A dona-de-casa Maria Thereza dos Santos Lima, 74, lembra como se fosse hoje do dia em que entrou numa loja de São Paulo para comprar a primeira calça comprida, um modelo de lã azul-marinho. "Foi nos anos 50, eu já tinha quatro anos de casada", conta, impressionada com o escândalo que isso ainda causava. "Minha sogra dizia: "Mulher que usa calça comprida não presta"."
Sua mãe, Eva Ribeiro dos Santos, 93, sente algo parecido agora. "As mulheres usam calça até para ir à missa", espanta-se. Igualzinho a Maria Thereza com a filha, Roseana de Lima, 47, durante os anos 70, no auge da minissaia: "Era um pedacinho de tecido de um palmo só!".
Com a moda como paradigma, tudo mudou na vida das mulheres brasileiras durante o século 20: passaram a votar, a estudar e a ter uma carreira própria, a controlar o número de filhos no Brasil.
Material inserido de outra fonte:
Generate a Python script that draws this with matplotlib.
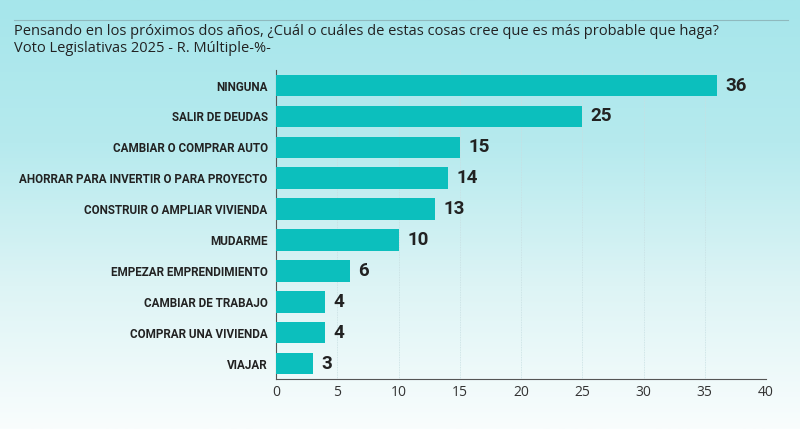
import numpy as np
import matplotlib
matplotlib.use("Agg")
import matplotlib.pyplot as plt
from matplotlib.colors import LinearSegmentedColormap

categories = ["NINGUNA", "SALIR DE DEUDAS", "CAMBIAR O COMPRAR AUTO",
              "AHORRAR PARA INVERTIR O PARA PROYECTO", "CONSTRUIR O AMPLIAR VIVIENDA",
              "MUDARME", "EMPEZAR EMPRENDIMIENTO", "CAMBIAR DE TRABAJO",
              "COMPRAR UNA VIVIENDA", "VIAJAR"]
values = [36, 25, 15, 14, 13, 10, 6, 4, 4, 3]
xticks = [0, 5, 10, 15, 20, 25, 30, 35, 40]

title = ("Pensando en los próximos dos años, ¿Cuál o cuáles de estas cosas cree que es más probable que haga?\n"
         "Voto Legislativas 2025 - R. Múltiple-%-")

BAR = "#0cbfbd"
TXT = "#222222"

fig = plt.figure(figsize=(8, 4.29), dpi=100)

# background gradient, cyan at the top fading to white
bg = fig.add_axes([0, 0, 1, 1], zorder=-10)
grad = np.linspace(0, 1, 256).reshape(-1, 1)
cmap = LinearSegmentedColormap.from_list("bg", ["#a6e6eb", "#b6eaee", "#ddf4f5", "#f9fdfd"])
bg.imshow(grad, aspect="auto", cmap=cmap, extent=[0, 1, 0, 1])
bg.plot([0.018, 0.985], [0.953, 0.953], color="#8fb9be", lw=0.8)
bg.set_xlim(0, 1)
bg.set_ylim(0, 1)
bg.axis("off")

fig.text(0.018, 0.945, title, ha="left", va="top", fontsize=10.5,
         family="Open Sans", color=TXT, linespacing=1.25)

ax = fig.add_axes([0.345, 0.1166, 0.6125, 0.72])
ax.patch.set_alpha(0)
y = np.arange(len(categories))
ax.barh(y, values, height=0.7, color=BAR, zorder=3)
for yi, v in zip(y, values):
    ax.text(v + 0.7, yi, str(v), va="center", ha="left", fontsize=13.5,
            fontweight="bold", family="Roboto", color=TXT)

ax.set_ylim(len(categories) - 0.5, -0.5)
ax.set_xlim(0, 40)
ax.set_yticks(y)
ax.set_yticklabels(categories, fontsize=8.4, fontweight="bold", family="Roboto", color=TXT)
ax.set_xticks(xticks)
ax.set_xticklabels([str(t) for t in xticks], fontsize=10, family="Open Sans", color="#333333")
ax.tick_params(axis="y", length=0, pad=6)
ax.tick_params(axis="x", length=0, pad=4)
ax.grid(axis="x", color="#c8dfe2", lw=0.6, linestyle=(0, (1, 1)), zorder=0)
for s in ["top", "right"]:
    ax.spines[s].set_visible(False)
ax.spines["left"].set_color("#555555")
ax.spines["bottom"].set_color("#555555")
ax.spines["left"].set_linewidth(0.8)
ax.spines["bottom"].set_linewidth(0.8)

fig.savefig("out.png", dpi=100)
Na família Lima foi assim: a matriarca Eva pariu nove e ainda criou os três do marido viúvo; sua filha Maria Thereza teve cinco; Roseana deu à luz três crianças; e Andréa de Lima Lucato, 28, casada há quatro anos, ainda não teve nenhum, resistindo aos apelos de Roseana para fazer Eva virar logo tataravó.
Como no Brasil, na escolaridade a curva é inversa. Enquanto a bisa só lê e escreve, sua filha Maria Thereza concluiu o primeiro grau, Roseana chegou a cursar educação física (que abandonou por causa das crianças) e Andréa faz faculdade de história.
Filha de lavradores, Eva não trabalhou fora. "Antes as mulheres não davam um passo sem o marido. Hoje são muito mais espertas, mandam nos homens", provoca.
Roseana, aos 18, acabou casando grávida. "Lá em casa, sexo não era assunto proibido: não era assunto", conta. Na época de Maria Thereza era pior. Quando as radionovelas transmitiam as passagens românticas, chegava a sair da sala por vergonha do pai. E revela: "Nunca beijei em público".
Já Andréa podia, aos 16, até dormir na casa do namorado. Com o marido, experimenta uma relação bem diferente da que tinha a bisavó com o seu. "Saio sozinha para dançar, trabalho à noite e isso não é um problema."
Um aspecto une as gerações: necessário, o divórcio não é algo a ser comemorado. "No meu tempo, fosse o marido ruim ou bom, tinha que aguentar para sempre. Mas hoje tem gente que, por qualquer razão, separa", lamenta dona Eva. A bisneta concorda. "A liberdade de se separar é boa, mas as pessoas passaram a não ter disposição de vencer os desafios dentro do casamento."
A tal independência também tem suas desvantagens. Roseana, a primeira mulher da família a se divorciar, admite: "Jamais viveria sendo submissa a um homem por ser dependente dele, mas às vezes bate a falta de um colinho...".